JESSICA'S APPLE PIE

 

5-10 apples of various kinds. (I love tart and crisp apples)
4 deep dish pie crusts
3/4 cup brown sugar
1/4 cup granulated sugar
2 teaspoons cinnamon 
1/2 teaspoon nutmeg
Dash of salt
2-3 tablespoons salted butter
Flour


Preheat oven to 400* and set out pie crusts on countertop to thaw if frozen.
 
Peel, core, and slice apples. I put lemon juice over my slices as I go to keep them from turning brown. Lay sliced apples in 2 pie shells and fill to desired amount. I usually lay them in circles to get as many apple slices in there as possible. I cut butter into small cubes
and put 3 or 4 in each pie wedged down in the apples. Take dry ingredients and mix in a bowl, then shake half of mixture over each pie making sure to let fall down in between slices of apple. 
 
I then take a cutting board and toss some flour down.
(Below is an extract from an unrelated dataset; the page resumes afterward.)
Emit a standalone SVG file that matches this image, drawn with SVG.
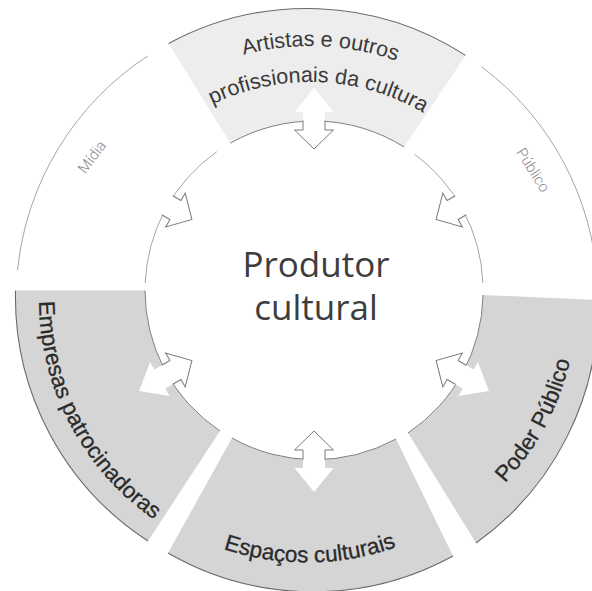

Lay a pie crust down and roll it flat. Use a pizza cutter to cut it in strips and then lay the strips as a lattice on your pie. I always squish the edges down and no one ever knows I don’t make a homemade crust. Frankly, I’ve made homemade crusts and can’t tell a difference! Do the same with the second pie. Place completed pies on cookie sheets for added support if desired, and also to catch any juices that may bubble over.
 
Bake for 15 minutes then turn your oven down to 350* and cook another 30-45 minutes.